Director Ron Howard responded on Twitter after the film underperformed in its opening weekend
Solo didn’t just come in a little rough around the edges at the box office. The latest Star Wars spin-off opened to only an estimated $101 million in ticket sales across a four-day holiday weekend. That’s not only a lower opening weekend earner than the three previous Disney Star Wars films but also softer in terms of the number of tickets sold compared to the three prequels (yes, even Attack of the Clones!).
Director Ron Howard admitted on Twitter that the film underperformed expectations, along with some characteristic optimism:
Howard also gamely endorsed positive reactions to the film all weekend while also retweeting a reporter who slammed Disney’s Memorial Day weekend release date:
But remember, Black Panther was released in February — a month when studios tend to dump weak performers — yet was still a massive hit. That title exceeding expectations suggested to studio bosses that any release date can be a success if there’s enough excitement about the film.
“We came into the beginning of the year with this one of the most anticipated films,” Disney’s head of worldwide distribution, Dave Hollis, told Deadline. “We gotta spend some time looking at the exits and get a better handle on all the questions.”
Reviews of the Han Solo prequel story were generally positive, though its box office reception has observers wondering if Disney should slow their roll on Star Wars films. After all, Solo opened just five months after The Last Jedi. In retrospect, pushing the film to the end of the year in retrospect seems like a smart idea (the other, more successful Disney Star Wars films all opened in December). But it’s also easy to see why Disney thought they could get away with a five-month gap when they sometimes release three Marvel titles in a single year and all of them are hits. Disney pushed it and the box office hyperdrive sputtered.
The Tuesday morning hot take among pundits is that “Star Wars is no Marvel” — this is not a galaxy that lends itself to aggressive expansion like the MCU. As CNET pointed out, Disney was trying to do with Star Wars the reverse of what Marvel did with its universe — starting with epic stories about groups of characters together and then telling individual stories (it’s like if Marvel had made The Avengers first and then did Thor and Iron Man, instead of vice versa). The result is arguably feeling like we’re getting thinner and thinner slices with each new movie, storywise.
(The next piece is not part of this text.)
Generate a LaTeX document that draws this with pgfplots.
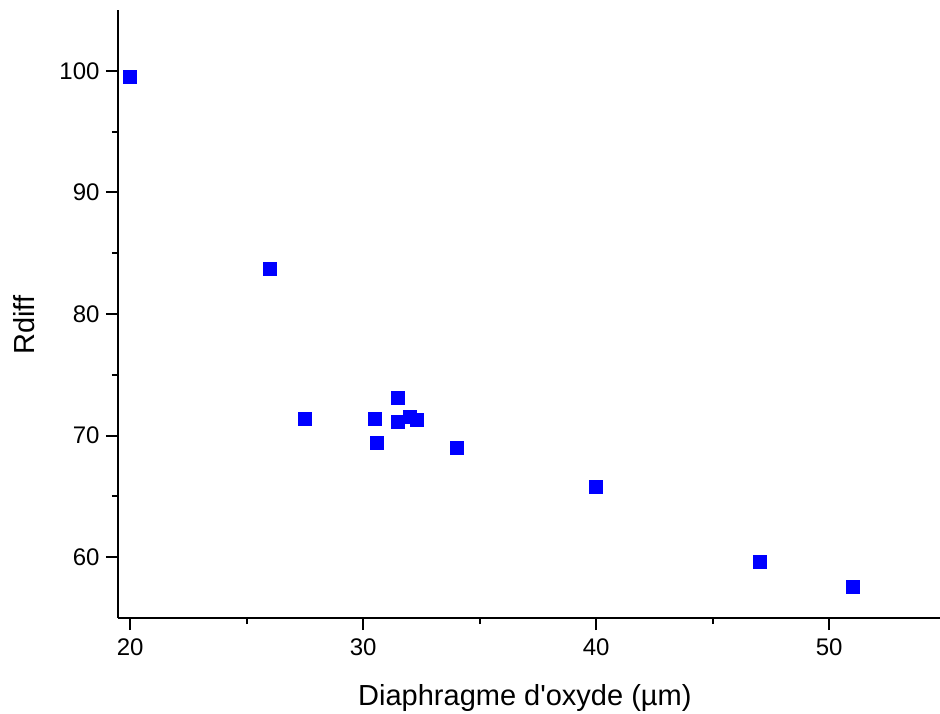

But another issue with Solo and Rogue One in particular — and the Obi-Wan idea — is that they’re very different from Marvel’s standalone tales. They’re all prequels, which, in general, tend to drain some of the narrative life out of a story. You know going in certain characters aren’t really at risk, and the tale invariably becomes about filling in backstory rather than moving the ball forward.
Solo at least concluded with an intriguing ending, however, and it will be a little bit of a shame if we — spoiler alert — never find out what happened next with Qi’ra (Emilia Clarke), who was an engaging wild card in the film.
So looking forward you have to wonder: Do we really need a Boba Fett movie? (Probably not). And should popular Star Wars characters even get standalone films? (We’re still admittedly curious about that Obi-Wan Kenobi movie that’s in development). Disney’s development of an entirely new Star Wars saga from Game of Thrones showrunners David Benioff and Dan Weiss is probably the most exciting current project on the board because it’s presumably a new story, with new characters, from writers who know how to make epic fantasy and aren’t afraid of taking risks.
In any case, now we indeed get a Star Wars release date gap, and a significant one: Star Wars: Episode IX, which returns J.J. Abrams to the director’s chair, isn’t coming out until Dec. 20, 2019. And perhaps that long wait isn’t such a bad thing.